Я чувствовал, что он мне не верит. И все же был рад, что разговор прекратился. Меня страшило то, что могло открыться в этом разговоре, я не решался принять на свои плечи непосильный, быть может, груз. И до сих пор я не знаю, только ли болезнью объясняется странное видение отца...
Начальник отдела отхлопотал отцу разрешение вернуться в барак к двенадцати часам ночи. И вечером, когда закончился рабочий день со всеми его сверхурочными, мы устроили пирушку. Кроме нас с отцом, в пирушке приняли участие верный Лазуткин и дежуривший по отделу Харитонов. Лазуткин сбегал в барак за бутербродами, затем жарко растопил печь и завесил окно своим полушубком.
Бутылку мы поставили под стол в кабинете начальника, а закуску - хлеб с ветчиной и сыром - каждый держал в кармане. Тут выяснилось, что у нас нет стаканов. Хотели было снова послать Лазуткина, но побоялись: народ в лагере больно смекалист. Решили пить из горлышка. Долго спорили, кому идти первым в кабинет начальника. Мы все настаивали, чтобы шел отец, но он упорно отказывался. Наконец Харитонов с решительным видом одернул толстовку и шагнул к двери. Отсутствовал он долго, и отец даже высказал предположение, что на этом наше пиршество кончится. Но вот Харитонов вышел с подобревшим и чуть смущенным лицом. Оказывается, мы впопыхах не позаботились о штопоре, и он выковыривал пробку карманными ножницами.

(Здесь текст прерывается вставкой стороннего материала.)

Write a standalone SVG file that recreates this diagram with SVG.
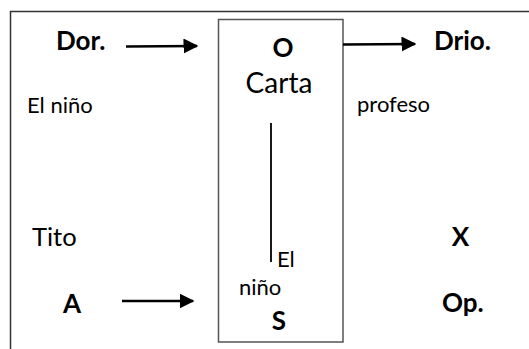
<svg xmlns="http://www.w3.org/2000/svg" width="529" height="349" viewBox="0 0 529 349">
<defs>
<style>
text{font-family:Lato,"Liberation Sans",sans-serif;fill:#000}
.b{font-weight:bold;font-size:26px}
.r{font-size:22px}
.big{font-size:28px}
.frame{fill:none;stroke:#333;stroke-width:1.5}
.box{fill:#fff;stroke:#555;stroke-width:1.5}
.conn{stroke:#000;stroke-width:2.5;fill:none}
</style>
<marker id="ah" viewBox="0 0 10 10" refX="9" refY="5" markerWidth="15" markerHeight="15" markerUnits="userSpaceOnUse" orient="auto">
<path d="M0,0L10,5L0,10z" fill="#000"/>
</marker>
</defs>
<rect width="529" height="349" fill="#fff"/>
<path class="frame" d="M10.5,349V11.5H529"/>
<g id="carta">
<rect class="box" x="218.5" y="19.5" width="124.5" height="322.5"/>
<text class="b" x="283" y="57" text-anchor="middle">O</text>
<text class="big" x="279" y="93" text-anchor="middle">Carta</text>
<text class="r" x="277" y="267">El</text>
<text class="r" x="239" y="295">niño</text>
<text class="b" x="279" y="330" text-anchor="middle">S</text>
</g>
<g id="dor"><text class="b" x="56" y="50">Dor.</text></g>
<g id="nino"><text class="r" x="27" y="113">El niño</text></g>
<g id="drio"><text class="b" x="434" y="50">Drio.</text></g>
<g id="profeso"><text class="r" x="357" y="112">profeso</text></g>
<g id="tito"><text style="font-size:25.5px" x="32" y="246">Tito</text></g>
<g id="a"><text class="b" x="72" y="313" text-anchor="middle">A</text></g>
<g id="x"><text class="b" x="460.5" y="246" text-anchor="middle">X</text></g>
<g id="op"><text class="b" x="442" y="312">Op.</text></g>
<g id="connectors">
<line class="conn" x1="126" y1="46.5" x2="197" y2="46" marker-end="url(#ah)"/>
<line class="conn" x1="343" y1="44.5" x2="415" y2="44" marker-end="url(#ah)"/>
<line class="conn" x1="122" y1="301" x2="193" y2="301" marker-end="url(#ah)"/>
<line x1="271" y1="123" x2="271" y2="262" stroke="#000" stroke-width="1.8"/>
</g>
</svg>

- Славный какой портвейнчик! - растроганно сказал Харитонов.- Ну, иди ты, Митюша!
Отец проскользнул в дверь и очень скоро вернулся, утирая рот платком.
- Прекрасное вино! - сказал он с видом тонкого ценителя.- Напоминает "Лакрима-Кристи".
Теперь пришла моя очередь. Почувствовав странное волнение, точно я действительно совершаю невесть какой подвиг, я вошел в кабинет, достал из-под стола бутылку и приложился губами к горлышку. Я боялся выпить и слишком много, и слишком мало. Ну, еще глоток, еще полглоточка... Нежный жар прилил к сердцу. "Миленький боженька, сделай, чтобы отец был счастлив в жизни, сделай, миленький боженька!.." Я еще пригубил, провел рукой по глазам и спрятал вино под стол...
Верный Лазуткин заставил себя долго упрашивать, прежде чем согласился последовать нашему примеру.
- Мы к вину не приучены,- твердил он, скромно прикрывая рот рукой. Несмотря на этот предохранительный жест, от него сильно тянуло смесью сивухи с одеколоном. В своей растроганности я не сообразил, что Лазуткин успел ликвидировать наш тайник. Наконец он дал себя уговорить и вышел из кабинета, пунцовый, потный и какой-то ошалелый. Наверное, портвейн плохо ложился на коньяк и одеколон.
Снова пошел Харитонов, затем отец, и вот сильно полегчавшая бутылка вторично оказалась в моих руках. Я пью маленькими глотками, и с каждым глотком растет во мне что-то доброе и героическое. Мне видится, как наделенный необычайной властью,- откуда эта власть, неведомо, что-то тут от литературы, что-то от каких-то иных заслуг,- приезжаю я в лагерь за своим отцом. Все начальство высыпает мне навстречу, все заключенные глядят на меня с восторгом и надеждой. Я щедро, во всю полноту дарованной мне власти, награждаю тех, кто был хорош с отцом, караю тех, кто был недобр к нему.